• **Exercise objective**:
Extract word for word the lines of the listing from its start to the line holding "from matplotlib.ticker import", both ends kept; pictures are not part of the copy.

• **Provided data**:

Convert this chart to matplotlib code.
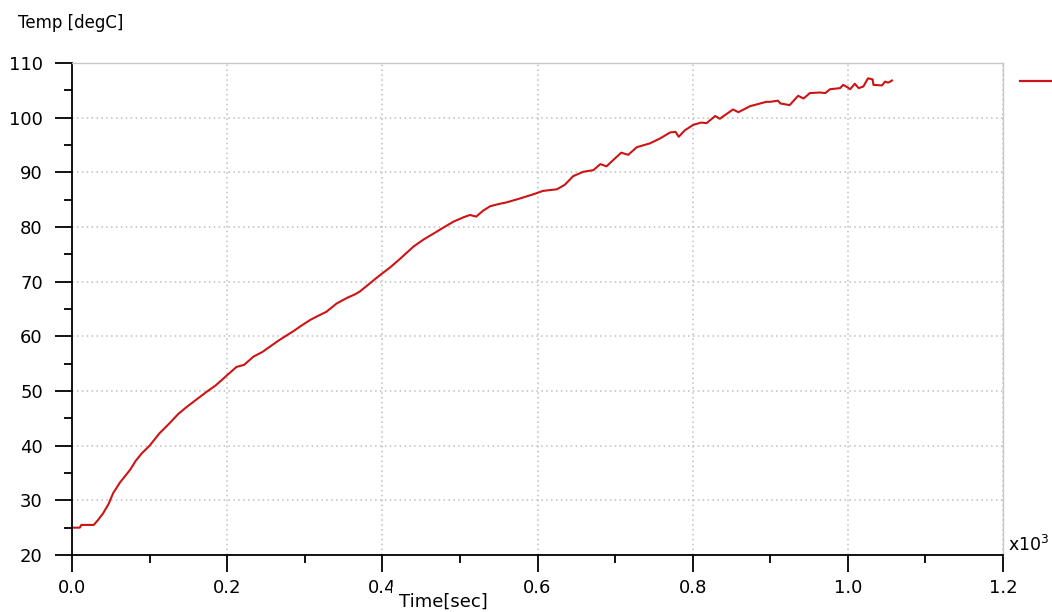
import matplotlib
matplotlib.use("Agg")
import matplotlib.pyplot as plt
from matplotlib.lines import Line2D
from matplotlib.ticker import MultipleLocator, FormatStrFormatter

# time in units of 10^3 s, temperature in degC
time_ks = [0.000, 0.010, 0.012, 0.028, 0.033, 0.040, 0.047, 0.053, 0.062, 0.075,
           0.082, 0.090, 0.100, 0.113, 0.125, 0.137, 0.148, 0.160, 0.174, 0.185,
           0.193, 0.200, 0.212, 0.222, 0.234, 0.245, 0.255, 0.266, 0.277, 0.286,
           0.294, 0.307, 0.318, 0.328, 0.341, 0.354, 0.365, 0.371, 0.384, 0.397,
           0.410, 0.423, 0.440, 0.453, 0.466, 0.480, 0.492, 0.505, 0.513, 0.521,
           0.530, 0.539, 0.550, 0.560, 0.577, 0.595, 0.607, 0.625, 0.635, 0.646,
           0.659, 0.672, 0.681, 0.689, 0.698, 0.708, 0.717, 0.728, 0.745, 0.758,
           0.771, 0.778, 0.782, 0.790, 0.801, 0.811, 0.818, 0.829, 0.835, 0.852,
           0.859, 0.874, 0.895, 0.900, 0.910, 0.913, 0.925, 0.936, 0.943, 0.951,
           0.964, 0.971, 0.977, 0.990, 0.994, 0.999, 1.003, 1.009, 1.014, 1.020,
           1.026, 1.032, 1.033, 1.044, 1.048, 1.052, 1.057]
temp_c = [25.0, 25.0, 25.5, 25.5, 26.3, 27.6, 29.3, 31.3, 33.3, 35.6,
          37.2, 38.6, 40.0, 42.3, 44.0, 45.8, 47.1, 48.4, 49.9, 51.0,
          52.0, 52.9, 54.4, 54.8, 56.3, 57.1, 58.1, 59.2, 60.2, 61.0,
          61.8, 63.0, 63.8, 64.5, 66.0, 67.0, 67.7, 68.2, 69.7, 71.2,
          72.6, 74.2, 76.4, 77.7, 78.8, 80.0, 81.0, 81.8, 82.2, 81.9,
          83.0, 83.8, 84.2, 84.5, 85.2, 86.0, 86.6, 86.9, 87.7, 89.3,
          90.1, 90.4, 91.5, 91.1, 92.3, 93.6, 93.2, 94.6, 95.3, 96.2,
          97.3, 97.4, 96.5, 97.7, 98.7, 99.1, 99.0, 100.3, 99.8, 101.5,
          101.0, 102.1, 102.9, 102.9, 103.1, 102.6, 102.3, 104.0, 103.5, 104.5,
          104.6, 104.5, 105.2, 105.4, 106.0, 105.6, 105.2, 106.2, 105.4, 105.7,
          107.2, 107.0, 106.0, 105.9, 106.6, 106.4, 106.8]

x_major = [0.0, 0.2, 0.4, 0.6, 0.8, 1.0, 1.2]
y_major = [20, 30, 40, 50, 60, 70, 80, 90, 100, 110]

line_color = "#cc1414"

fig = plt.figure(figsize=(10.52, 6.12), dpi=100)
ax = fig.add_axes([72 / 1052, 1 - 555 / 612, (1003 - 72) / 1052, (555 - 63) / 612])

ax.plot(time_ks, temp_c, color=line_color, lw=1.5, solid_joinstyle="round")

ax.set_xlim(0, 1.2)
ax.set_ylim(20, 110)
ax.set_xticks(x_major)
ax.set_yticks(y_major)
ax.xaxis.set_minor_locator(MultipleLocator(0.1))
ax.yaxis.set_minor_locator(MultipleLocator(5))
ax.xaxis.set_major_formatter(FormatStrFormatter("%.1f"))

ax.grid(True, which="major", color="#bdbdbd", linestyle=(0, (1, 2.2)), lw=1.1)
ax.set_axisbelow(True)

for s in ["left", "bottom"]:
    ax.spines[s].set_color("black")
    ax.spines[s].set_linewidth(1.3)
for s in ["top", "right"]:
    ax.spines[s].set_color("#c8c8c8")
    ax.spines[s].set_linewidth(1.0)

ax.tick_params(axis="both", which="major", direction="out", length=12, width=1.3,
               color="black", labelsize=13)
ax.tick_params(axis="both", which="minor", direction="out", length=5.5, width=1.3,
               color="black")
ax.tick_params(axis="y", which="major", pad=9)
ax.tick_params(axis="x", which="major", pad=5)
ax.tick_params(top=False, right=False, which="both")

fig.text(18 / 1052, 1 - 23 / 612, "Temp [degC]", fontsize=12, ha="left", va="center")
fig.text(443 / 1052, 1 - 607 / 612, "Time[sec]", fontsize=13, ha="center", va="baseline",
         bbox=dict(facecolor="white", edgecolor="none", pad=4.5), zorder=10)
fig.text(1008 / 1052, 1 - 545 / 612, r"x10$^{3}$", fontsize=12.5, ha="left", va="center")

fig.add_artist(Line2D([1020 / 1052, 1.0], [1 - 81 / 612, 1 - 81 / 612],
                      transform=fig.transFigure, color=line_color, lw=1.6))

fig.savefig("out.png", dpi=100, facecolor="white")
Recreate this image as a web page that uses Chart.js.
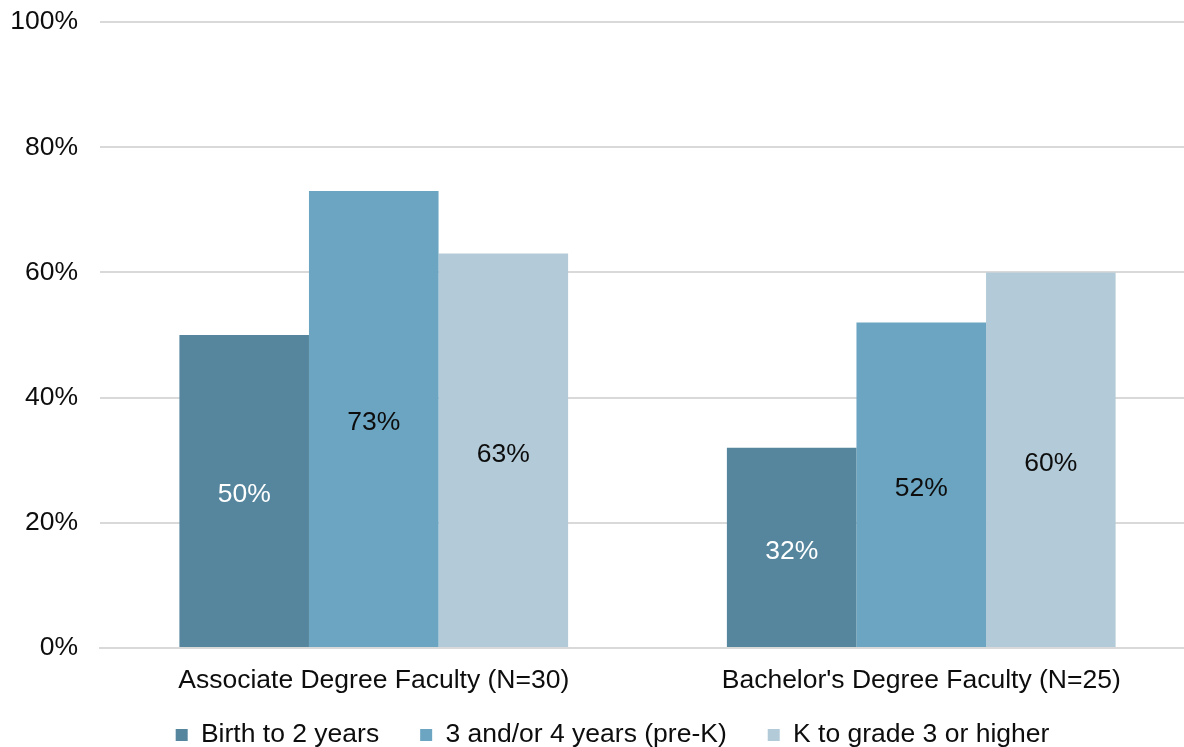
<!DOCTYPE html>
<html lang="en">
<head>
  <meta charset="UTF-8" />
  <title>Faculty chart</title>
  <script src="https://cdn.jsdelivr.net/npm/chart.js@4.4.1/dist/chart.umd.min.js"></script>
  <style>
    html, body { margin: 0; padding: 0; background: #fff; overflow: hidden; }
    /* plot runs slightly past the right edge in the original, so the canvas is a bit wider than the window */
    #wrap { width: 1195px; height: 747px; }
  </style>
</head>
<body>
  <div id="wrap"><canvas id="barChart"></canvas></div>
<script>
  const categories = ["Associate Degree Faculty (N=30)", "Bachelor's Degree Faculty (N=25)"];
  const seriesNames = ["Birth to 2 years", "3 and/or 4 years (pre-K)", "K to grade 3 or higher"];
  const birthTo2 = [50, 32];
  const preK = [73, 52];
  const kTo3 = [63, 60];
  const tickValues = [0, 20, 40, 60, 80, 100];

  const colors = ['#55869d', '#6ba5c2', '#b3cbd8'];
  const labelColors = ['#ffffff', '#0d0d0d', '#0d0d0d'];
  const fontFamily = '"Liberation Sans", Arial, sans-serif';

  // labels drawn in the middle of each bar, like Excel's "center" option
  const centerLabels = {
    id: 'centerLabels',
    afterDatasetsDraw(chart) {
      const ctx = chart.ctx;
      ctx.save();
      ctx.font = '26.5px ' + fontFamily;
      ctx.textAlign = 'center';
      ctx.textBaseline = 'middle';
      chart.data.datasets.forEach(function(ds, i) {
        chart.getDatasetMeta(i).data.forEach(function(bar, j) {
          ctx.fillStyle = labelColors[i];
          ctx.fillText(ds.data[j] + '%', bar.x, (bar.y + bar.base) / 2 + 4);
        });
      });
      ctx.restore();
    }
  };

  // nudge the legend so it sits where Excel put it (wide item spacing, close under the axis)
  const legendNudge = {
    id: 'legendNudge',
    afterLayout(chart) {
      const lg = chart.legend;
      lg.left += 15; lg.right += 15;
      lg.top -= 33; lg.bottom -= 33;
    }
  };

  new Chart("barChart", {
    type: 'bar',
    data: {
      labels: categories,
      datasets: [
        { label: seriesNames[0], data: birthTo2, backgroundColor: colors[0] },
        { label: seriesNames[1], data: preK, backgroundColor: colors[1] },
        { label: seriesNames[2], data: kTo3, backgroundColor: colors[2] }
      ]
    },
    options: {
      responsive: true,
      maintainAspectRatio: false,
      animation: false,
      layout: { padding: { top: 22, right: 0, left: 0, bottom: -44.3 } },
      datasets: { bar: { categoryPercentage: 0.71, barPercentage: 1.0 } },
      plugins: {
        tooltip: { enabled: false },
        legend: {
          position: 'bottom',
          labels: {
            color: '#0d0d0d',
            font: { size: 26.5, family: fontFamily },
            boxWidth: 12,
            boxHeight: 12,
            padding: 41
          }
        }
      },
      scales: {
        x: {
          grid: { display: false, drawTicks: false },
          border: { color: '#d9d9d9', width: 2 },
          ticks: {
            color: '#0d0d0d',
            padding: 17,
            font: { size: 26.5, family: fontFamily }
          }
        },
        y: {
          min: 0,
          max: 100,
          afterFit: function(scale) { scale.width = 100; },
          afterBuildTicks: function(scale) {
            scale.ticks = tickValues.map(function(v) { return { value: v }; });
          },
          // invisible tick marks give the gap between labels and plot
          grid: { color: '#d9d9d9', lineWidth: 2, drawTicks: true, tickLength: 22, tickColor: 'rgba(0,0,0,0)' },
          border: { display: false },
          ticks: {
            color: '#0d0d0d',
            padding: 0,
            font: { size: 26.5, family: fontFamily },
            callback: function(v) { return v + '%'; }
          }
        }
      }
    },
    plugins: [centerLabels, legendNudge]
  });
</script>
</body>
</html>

• **Output for this exercise**:
Convert this chart to matplotlib code.
import matplotlib
matplotlib.use("Agg")
import matplotlib.pyplot as plt
from matplotlib.lines import Line2D
from matplotlib.ticker import MultipleLocator, FormatStrFormatter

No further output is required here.